La transposition de la RE2020 aux outre - mer apparaît actuellement comme un pari . L'exercice qui a été mené à bien pour l'adaptation de la RTAA aux DOM devrait être également conduit pour la RE2020, non seulement pour l'adapter mais aussi pour la simplifier, ce qui implique une action concertée des acteurs publics et privés de la construction dans les DROM.

Le CEREMA, notamment, est partie prenante dans l'élaboration de la RE2020 aux côtés du ministère de la transition écologique, de l'ADEME et du Plan Bâtiment Durable. Laurent Arnaud, chef du département bâtiments durables a indiqué que « Le contexte y est effectivement plus compliqué puisque, sur le plan de l'analyse de cycles de vie dynamiques prenant réellement en compte le carbone, l'applicabilité est plus difficile . Nous nous appuyons beaucoup sur le marquage des produits en fonction de leur origine, mais les autres pays n'ont pas les mêmes bases de données que nous. Pour autant, la mission reste utile parce que ce marquage carbone représente un point d'appui. Par ailleurs, il faudrait développer la notion d'ENR (énergies renouvelables) par rapport aux objectifs de chaque territoire. Le CEREMA est prêt à y travailler ; il suffit qu'il soit mandaté pour le faire, par la DHUP ou une autre entité » 325 ( * ) .

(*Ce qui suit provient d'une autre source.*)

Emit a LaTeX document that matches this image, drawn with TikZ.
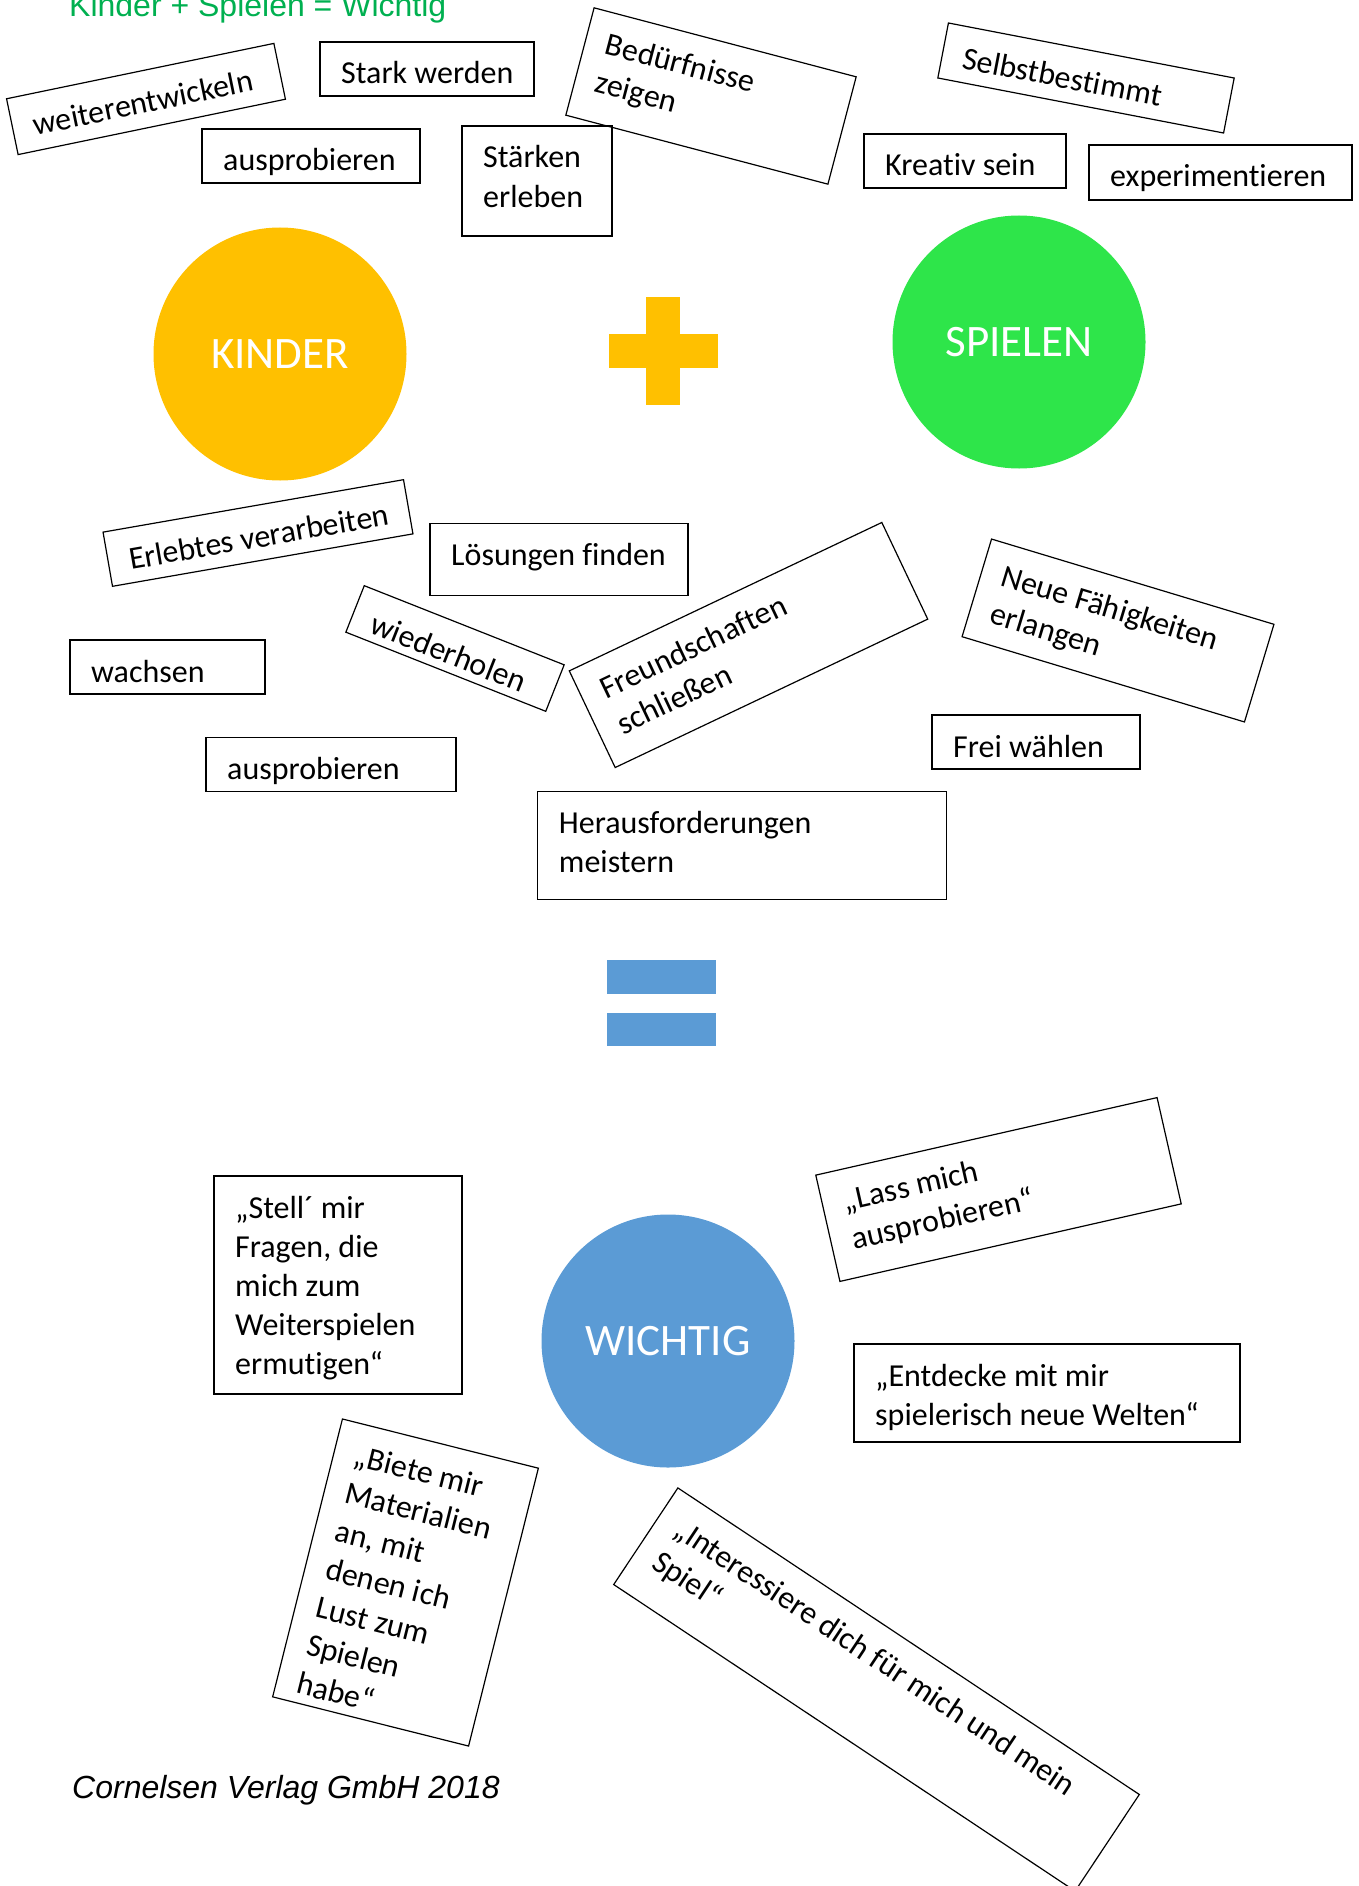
\documentclass[tikz,border=0pt]{standalone}
\usepackage{fontspec}
\setmainfont{Carlito}[Ligatures=TeX, RawFeature={-liga;-clig;-calt;-dlig}]
\newfontfamily\arialfont{Liberation Sans}

\definecolor{kinderorange}{HTML}{FFC000}
\definecolor{spielgreen}{HTML}{2EE54A}
\definecolor{wichtigblue}{HTML}{5B9BD5}
\definecolor{titlegreen}{HTML}{00B050}

\tikzset{
  card/.style={draw, line width=1.2pt, inner sep=0pt},
  cardtext/.style={anchor=base west, inner sep=0pt, font=\fontsize{32}{39.2}\selectfont},
  bubble/.style={circle, minimum size=253pt, inner sep=0pt, text=white, font=\fontsize{45}{54}\selectfont},
  bar/.style={inner sep=0pt, fill=#1}
}

% name, x, y, angle, width, height, lines
\newcommand{\card}[7]{%
  \begin{scope}[shift={(#2,#3)}, rotate=#4, transform shape]
    \node[card, minimum width=#5, minimum height=#6] (#1) at (0,0) {};
    \node[cardtext] (#1-t) at ({-#5/2+21},{-#6/2+42}) {\begin{tabular}[t]{@{}l@{}}#7\end{tabular}};
  \end{scope}}

\begin{document}
\begin{tikzpicture}[x=1pt,y=-1pt]
\useasboundingbox (0,0) rectangle (1358,1886);

\node[anchor=base west, inner sep=0pt, text=titlegreen, font=\arialfont\fontsize{32}{38}\selectfont] (title) at (69,17) {Kinder + Spielen = Wichtig};

\card{weiter}{146}{99}{11.7}{273}{57}{weiterentwickeln}
\card{stark}{427}{69}{0}{214}{54}{Stark werden}
\card{probtop}{311}{156}{0}{218}{54}{ausprobieren}
\card{staerken}{537}{181}{0}{150}{110}{Stärken\\erleben}
\card{beduerf}{711}{96}{-14.75}{271}{111}{Bedürfnisse\\zeigen}
\card{selbst}{1086}{78}{-10.9}{291}{56}{Selbstbestimmt}
\card{kreativ}{965}{161}{0}{202}{54}{Kreativ sein}
\card{experi}{1220.5}{172.5}{0}{263}{55}{experimentieren}

\node[bubble, fill=kinderorange] (kinder) at (280,354) {KINDER};
\node[bubble, fill=spielgreen] (spielen) at (1019,342) {SPIELEN};
\node[bar=kinderorange, minimum width=34, minimum height=108] (plusv) at (663,351) {};
\node[bar=kinderorange, minimum width=109, minimum height=34] (plush) at (663,351) {};

\card{erlebt}{258}{533}{9.9}{305}{55}{Erlebtes verarbeiten}
\card{loesung}{559}{559.5}{0}{258}{72.5}{Lösungen finden}
\card{wieder}{455}{648.5}{-21.6}{215}{50}{wiederholen}
\card{wachsen}{167.5}{667}{0}{195}{54}{wachsen}
\card{probmid}{331}{764.5}{0}{250}{54.5}{ausprobieren}
\card{freund}{748.5}{645}{25.4}{346}{107}{Freundschaften\\schließen}
\card{neue}{1118}{630.5}{-16.8}{295}{102}{Neue Fähigkeiten\\erlangen}
\card{frei}{1036}{742}{0}{208}{54}{Frei wählen}
\card{heraus}{742}{845.5}{0}{408.5}{107.5}{Herausforderungen\\meistern}

\node[bar=wichtigblue, minimum width=109, minimum height=34] (eqtop) at (661.5,977) {};
\node[bar=wichtigblue, minimum width=109, minimum height=33] (eqbot) at (661.5,1029.5) {};

\node[bubble, fill=wichtigblue] (wichtig) at (668,1341) {WICHTIG};

\card{stell}{338}{1285}{0}{248}{218}{„Stell´ mir\\Fragen, die\\mich zum\\Weiterspielen\\ermutigen“}
\card{lass}{998.5}{1189.5}{12.8}{350}{109}{„Lass mich\\ausprobieren“}
\card{entdeck}{1047}{1393}{0}{386}{98}{„Entdecke mit mir\\spielerisch neue Welten“}
\card{biete}{405.5}{1582.5}{-14.1}{202}{286.5}{„Biete mir\\Materialien\\an, mit\\denen ich\\Lust zum\\Spielen\\habe“}
\card{interess}{876.5}{1689.5}{-33.6}{554}{116}{„Interessiere dich für mich und mein\\Spiel“}

\node[anchor=base west, inner sep=0pt, font=\arialfont\itshape\fontsize{32}{38}\selectfont] (verlag) at (72,1798) {Cornelsen Verlag GmbH 2018};
\end{tikzpicture}
\end{document}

Étienne Crépon du CSTB a indiqué que la RE2020 sera en rupture avec tout le corpus réglementaire existant : « nous passerons d'une approche purement énergétique à une approche mêlant énergie et carbone . Il est donc hautement probable que les outre-mer, afin de tenir compte de leurs spécificités, devront s'interroger sur la mise en place d'une réglementation adaptée se substituant aux réglementations nationales . Cela peut être pertinent mais, comme vous l'avez dit, c'est aussi long et cher. Une réglementation élevée à 5 millions d'euros, rapportée à un territoire de 400 000 habitants, est très onéreuse. Il convient que les exécutifs locaux s'interrogent sur l'intérêt d'un tel investissement. C'est totalement légitime sur un sujet aussi important que le cadre bâti, directement lié aux conditions climatiques » 326 ( * ) .

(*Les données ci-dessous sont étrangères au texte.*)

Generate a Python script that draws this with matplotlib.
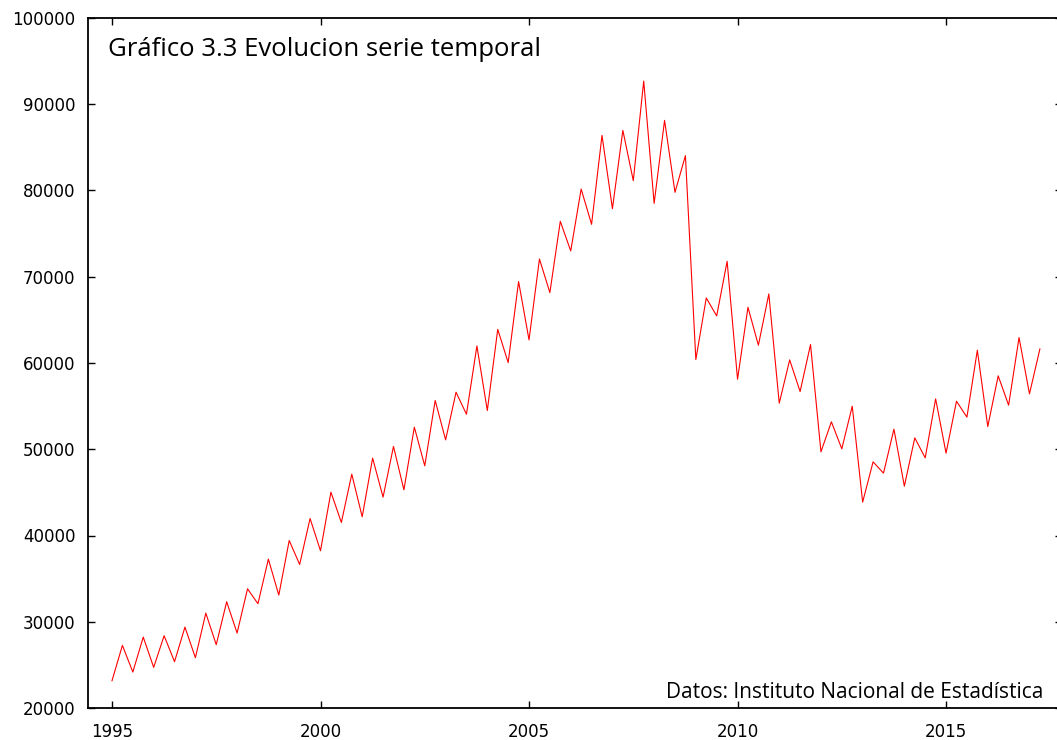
import numpy as np
import matplotlib
matplotlib.use('Agg')
import matplotlib.pyplot as plt

# Quarterly series, 1995Q1 .. 2017Q2
start_year = 1995
values = [
    23160, 27260, 24170, 28220, 24710, 28380, 25370, 29380, 25830, 31000,
    27340, 32320, 28690, 33820, 32090, 37260, 33090, 39420, 36640, 41970,
    38230, 45030, 41510, 47110, 42170, 48970, 44450, 50320, 45300, 52560,
    48080, 55650, 51090, 56610, 54060, 61980, 54490, 63900, 60050, 69440,
    62680, 72060, 68160, 76430, 72990, 80170, 76080, 86390, 77890, 86970,
    81140, 92690, 78510, 88130, 79790, 84040, 60400, 67540, 65460, 71790,
    58120, 66460, 62060, 68010, 55340, 60360, 56690, 62140, 49700, 53180,
    50050, 54990, 43870, 48540, 47230, 52330, 45720, 51320, 49000, 55840,
    49550, 55570, 53720, 61480, 52630, 58510, 55110, 62950, 56420, 61630,
]
x_ticks = [1995, 2000, 2005, 2010, 2015]
y_ticks = [20000, 30000, 40000, 50000, 60000, 70000, 80000, 90000, 100000]
title = 'Gráfico 3.3 Evolucion serie temporal'
source = 'Datos: Instituto Nacional de Estadística'

t = start_year + np.arange(len(values)) / 4.0

W, H = 1057, 740
fig = plt.figure(figsize=(W / 100, H / 100), dpi=100)
left, right, top, bottom = 88, 1062, 18, 708
ax = fig.add_axes([left / W, (H - bottom) / H, (right - left) / W, (bottom - top) / H])

ax.plot(t, values, color='red', linewidth=0.8)

ax.set_xlim(1994.425, 2017.78)
ax.set_ylim(20000, 100000)
ax.set_xticks(x_ticks)
ax.set_yticks(y_ticks)
ax.tick_params(direction='in', length=5, width=1, top=True, right=True,
               labelsize=12, colors='black')
ax.tick_params(axis='y', pad=9)
ax.tick_params(axis='x', pad=11)
for s in ax.spines.values():
    s.set_linewidth(1.3)

fig.text(108 / W, 1 - 49 / H, title, fontsize=18.5, family='Open Sans',
         ha='left', va='center')
fig.text(1043 / W, 1 - 692 / H, source, fontsize=15, family='Open Sans',
         ha='right', va='center')

fig.savefig('out.png', dpi=100)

Pour Philippe Estingoy, directeur général de l'Agence qualité construction (AQC), « la RE2020 revêt une importance fondamentale . Les enjeux énergétiques intéressent évidemment les outre-mer, mais différemment de l'Hexagone . Nous y travaillons à travers des actions sur les protections solaires, les alternatives à la climatisation, etc. Ce qui sera très utile aussi pour la l'ensemble du territoire national ».

Antoine Desbarrières, directeur de Qualitel et président de Cerqual, a précisé que « nous avons bien été impliqués dans les travaux sur la RE2020 . Un label a été instauré par l'État il y a quelques années pour expérimenter ce changement radical de paradigme. Malheureusement, il semble que le retour d'expérience n'ait pas été pris en compte dans son entièreté. Même si nous partageons évidemment le constat de l'urgence climatique, il nous semble que les actions sont menées trop rapidement. Il faut tenir compte des capacités des filières. Dans l'Hexagone, par exemple, la filière bois ne sera pas nécessairement en capacité de suivre l'évolution de la réglementation » 327 ( * ) .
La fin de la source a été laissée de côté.